(Aim of the task)
Set down, exactly as written, the lines from the top of the data to the line that holds "65.2, 65.1, 65.1];", and omit the pictures.

(Source excerpt)
---+---
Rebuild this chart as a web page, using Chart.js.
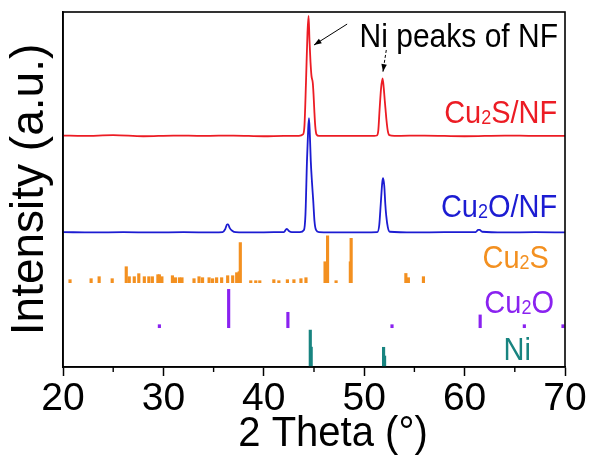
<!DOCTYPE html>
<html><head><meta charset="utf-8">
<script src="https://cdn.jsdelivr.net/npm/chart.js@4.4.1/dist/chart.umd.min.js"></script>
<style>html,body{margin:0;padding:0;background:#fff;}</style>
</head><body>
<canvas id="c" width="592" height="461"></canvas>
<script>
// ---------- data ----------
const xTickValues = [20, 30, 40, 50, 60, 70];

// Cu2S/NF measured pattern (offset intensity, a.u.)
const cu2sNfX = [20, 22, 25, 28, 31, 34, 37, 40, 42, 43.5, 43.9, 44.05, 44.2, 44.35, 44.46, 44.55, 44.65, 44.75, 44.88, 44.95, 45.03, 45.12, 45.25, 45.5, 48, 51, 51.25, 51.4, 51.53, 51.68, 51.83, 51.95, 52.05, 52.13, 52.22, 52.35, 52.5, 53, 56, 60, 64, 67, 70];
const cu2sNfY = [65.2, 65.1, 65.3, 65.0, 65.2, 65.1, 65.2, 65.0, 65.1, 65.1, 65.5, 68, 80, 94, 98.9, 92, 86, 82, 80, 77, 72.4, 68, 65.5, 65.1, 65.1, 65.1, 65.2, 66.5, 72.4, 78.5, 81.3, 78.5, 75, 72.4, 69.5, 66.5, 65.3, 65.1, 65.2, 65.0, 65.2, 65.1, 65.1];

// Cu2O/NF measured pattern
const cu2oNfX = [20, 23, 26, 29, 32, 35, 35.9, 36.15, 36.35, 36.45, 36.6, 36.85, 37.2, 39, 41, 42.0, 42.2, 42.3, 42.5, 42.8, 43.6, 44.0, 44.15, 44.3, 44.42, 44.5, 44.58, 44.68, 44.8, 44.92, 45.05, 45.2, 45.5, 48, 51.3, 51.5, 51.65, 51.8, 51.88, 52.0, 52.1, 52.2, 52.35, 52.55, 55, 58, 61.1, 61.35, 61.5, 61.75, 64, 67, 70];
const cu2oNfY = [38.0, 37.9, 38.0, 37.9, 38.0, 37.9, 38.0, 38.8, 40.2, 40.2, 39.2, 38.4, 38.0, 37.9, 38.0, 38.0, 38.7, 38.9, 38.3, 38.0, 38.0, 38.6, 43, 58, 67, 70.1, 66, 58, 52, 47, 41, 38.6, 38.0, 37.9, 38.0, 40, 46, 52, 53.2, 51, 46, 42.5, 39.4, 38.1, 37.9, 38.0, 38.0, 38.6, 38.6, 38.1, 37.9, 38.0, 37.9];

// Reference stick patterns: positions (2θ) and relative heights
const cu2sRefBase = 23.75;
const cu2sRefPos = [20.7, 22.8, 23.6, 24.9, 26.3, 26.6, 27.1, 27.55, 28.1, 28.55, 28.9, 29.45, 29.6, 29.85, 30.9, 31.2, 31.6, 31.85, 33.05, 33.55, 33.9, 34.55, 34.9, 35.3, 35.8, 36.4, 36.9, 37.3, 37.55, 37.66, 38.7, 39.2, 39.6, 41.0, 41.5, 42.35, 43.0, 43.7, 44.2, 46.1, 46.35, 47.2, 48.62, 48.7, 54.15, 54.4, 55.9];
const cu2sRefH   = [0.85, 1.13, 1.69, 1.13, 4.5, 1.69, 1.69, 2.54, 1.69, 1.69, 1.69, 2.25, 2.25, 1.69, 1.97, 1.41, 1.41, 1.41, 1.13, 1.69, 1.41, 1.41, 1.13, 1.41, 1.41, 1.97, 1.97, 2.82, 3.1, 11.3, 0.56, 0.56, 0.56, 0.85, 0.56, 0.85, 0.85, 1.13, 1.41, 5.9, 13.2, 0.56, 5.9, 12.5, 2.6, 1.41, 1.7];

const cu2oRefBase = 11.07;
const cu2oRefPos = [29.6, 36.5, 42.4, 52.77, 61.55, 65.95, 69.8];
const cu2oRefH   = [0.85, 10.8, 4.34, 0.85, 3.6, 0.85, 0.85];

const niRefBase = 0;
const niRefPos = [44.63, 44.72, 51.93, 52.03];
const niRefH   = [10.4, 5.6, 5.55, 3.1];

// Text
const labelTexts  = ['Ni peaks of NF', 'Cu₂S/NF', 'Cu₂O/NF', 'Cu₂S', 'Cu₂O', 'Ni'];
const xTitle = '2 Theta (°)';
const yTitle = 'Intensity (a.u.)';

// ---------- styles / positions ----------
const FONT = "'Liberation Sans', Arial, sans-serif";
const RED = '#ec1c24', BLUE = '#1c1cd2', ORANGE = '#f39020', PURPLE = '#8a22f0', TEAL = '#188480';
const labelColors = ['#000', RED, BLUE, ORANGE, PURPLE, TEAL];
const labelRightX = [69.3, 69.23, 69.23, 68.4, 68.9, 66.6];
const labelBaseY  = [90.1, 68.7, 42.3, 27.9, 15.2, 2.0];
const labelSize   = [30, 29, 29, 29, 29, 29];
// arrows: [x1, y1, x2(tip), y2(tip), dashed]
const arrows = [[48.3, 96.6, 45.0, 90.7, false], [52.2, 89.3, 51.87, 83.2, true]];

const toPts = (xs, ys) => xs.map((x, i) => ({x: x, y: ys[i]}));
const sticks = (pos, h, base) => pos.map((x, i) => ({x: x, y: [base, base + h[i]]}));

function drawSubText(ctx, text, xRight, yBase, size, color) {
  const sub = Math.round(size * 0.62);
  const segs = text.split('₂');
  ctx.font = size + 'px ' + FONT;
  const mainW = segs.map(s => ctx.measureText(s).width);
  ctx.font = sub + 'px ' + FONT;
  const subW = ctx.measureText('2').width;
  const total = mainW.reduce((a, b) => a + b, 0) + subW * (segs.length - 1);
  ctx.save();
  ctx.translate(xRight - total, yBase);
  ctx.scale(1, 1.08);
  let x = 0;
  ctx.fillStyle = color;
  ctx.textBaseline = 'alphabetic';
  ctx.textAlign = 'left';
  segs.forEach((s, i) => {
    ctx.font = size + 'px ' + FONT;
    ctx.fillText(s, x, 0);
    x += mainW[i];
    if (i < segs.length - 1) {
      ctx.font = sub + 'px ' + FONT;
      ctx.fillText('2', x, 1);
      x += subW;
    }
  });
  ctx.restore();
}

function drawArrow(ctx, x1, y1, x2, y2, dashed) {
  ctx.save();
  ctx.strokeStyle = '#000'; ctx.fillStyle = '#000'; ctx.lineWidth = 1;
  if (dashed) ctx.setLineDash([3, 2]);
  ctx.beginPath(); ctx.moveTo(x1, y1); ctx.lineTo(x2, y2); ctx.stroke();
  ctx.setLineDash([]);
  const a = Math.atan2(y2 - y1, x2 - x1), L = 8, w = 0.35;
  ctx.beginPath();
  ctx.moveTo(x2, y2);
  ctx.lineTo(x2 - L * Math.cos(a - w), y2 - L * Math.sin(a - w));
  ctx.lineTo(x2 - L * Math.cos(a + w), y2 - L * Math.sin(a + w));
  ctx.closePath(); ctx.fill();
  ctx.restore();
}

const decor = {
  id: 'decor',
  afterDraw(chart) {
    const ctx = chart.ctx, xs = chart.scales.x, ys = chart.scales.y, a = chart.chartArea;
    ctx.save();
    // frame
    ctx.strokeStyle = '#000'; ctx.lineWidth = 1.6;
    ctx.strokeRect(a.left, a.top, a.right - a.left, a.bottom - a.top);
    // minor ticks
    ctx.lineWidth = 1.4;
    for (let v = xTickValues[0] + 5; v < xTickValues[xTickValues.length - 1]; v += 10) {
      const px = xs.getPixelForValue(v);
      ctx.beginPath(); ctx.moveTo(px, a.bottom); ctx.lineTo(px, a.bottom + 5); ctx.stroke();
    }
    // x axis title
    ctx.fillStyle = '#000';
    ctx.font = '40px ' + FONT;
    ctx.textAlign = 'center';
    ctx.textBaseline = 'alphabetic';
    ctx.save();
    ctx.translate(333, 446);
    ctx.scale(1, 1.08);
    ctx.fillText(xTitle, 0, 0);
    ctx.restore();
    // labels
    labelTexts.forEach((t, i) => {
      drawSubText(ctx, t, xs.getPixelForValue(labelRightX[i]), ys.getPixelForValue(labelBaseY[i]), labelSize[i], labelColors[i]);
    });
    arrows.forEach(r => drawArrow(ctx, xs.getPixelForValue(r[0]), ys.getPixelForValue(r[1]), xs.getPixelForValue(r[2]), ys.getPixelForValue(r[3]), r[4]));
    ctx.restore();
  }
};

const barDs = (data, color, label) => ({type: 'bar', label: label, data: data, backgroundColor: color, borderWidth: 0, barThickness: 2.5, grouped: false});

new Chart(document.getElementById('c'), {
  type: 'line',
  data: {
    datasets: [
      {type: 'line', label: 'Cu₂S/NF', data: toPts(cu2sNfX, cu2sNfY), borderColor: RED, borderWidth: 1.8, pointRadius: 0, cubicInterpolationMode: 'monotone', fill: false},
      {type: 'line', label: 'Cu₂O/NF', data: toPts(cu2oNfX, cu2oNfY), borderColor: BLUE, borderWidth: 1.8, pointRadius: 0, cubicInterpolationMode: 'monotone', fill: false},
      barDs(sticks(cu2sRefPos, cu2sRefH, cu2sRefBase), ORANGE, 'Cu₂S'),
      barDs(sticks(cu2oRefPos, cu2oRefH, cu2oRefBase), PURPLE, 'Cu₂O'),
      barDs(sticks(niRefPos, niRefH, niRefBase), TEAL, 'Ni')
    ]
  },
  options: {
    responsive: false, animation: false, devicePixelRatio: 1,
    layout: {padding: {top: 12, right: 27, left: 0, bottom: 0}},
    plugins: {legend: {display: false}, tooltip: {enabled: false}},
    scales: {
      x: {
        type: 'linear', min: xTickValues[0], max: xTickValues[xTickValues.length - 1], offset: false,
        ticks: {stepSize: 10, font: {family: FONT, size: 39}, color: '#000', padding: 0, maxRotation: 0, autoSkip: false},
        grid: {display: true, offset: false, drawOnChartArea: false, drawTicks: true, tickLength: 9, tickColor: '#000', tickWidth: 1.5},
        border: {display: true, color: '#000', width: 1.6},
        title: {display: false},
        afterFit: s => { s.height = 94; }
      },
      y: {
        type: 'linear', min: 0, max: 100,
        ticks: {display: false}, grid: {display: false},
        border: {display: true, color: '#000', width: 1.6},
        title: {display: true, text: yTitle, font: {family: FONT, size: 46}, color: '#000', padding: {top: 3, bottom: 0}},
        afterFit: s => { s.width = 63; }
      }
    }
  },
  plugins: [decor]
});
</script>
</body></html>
---+---
(Expected answer)
Rebuild this chart as a web page, using Chart.js.
<!DOCTYPE html>
<html><head><meta charset="utf-8">
<script src="https://cdn.jsdelivr.net/npm/chart.js@4.4.1/dist/chart.umd.min.js"></script>
<style>html,body{margin:0;padding:0;background:#fff;}</style>
</head><body>
<canvas id="c" width="592" height="461"></canvas>
<script>
// ---------- data ----------
const xTickValues = [20, 30, 40, 50, 60, 70];

// Cu2S/NF measured pattern (offset intensity, a.u.)
const cu2sNfX = [20, 22, 25, 28, 31, 34, 37, 40, 42, 43.5, 43.9, 44.05, 44.2, 44.35, 44.46, 44.55, 44.65, 44.75, 44.88, 44.95, 45.03, 45.12, 45.25, 45.5, 48, 51, 51.25, 51.4, 51.53, 51.68, 51.83, 51.95, 52.05, 52.13, 52.22, 52.35, 52.5, 53, 56, 60, 64, 67, 70];
const cu2sNfY = [65.2, 65.1, 65.3, 65.0, 65.2, 65.1, 65.2, 65.0, 65.1, 65.1, 65.5, 68, 80, 94, 98.9, 92, 86, 82, 80, 77, 72.4, 68, 65.5, 65.1, 65.1, 65.1, 65.2, 66.5, 72.4, 78.5, 81.3, 78.5, 75, 72.4, 69.5, 66.5, 65.3, 65.1, 65.2, 65.0, 65.2, 65.1, 65.1];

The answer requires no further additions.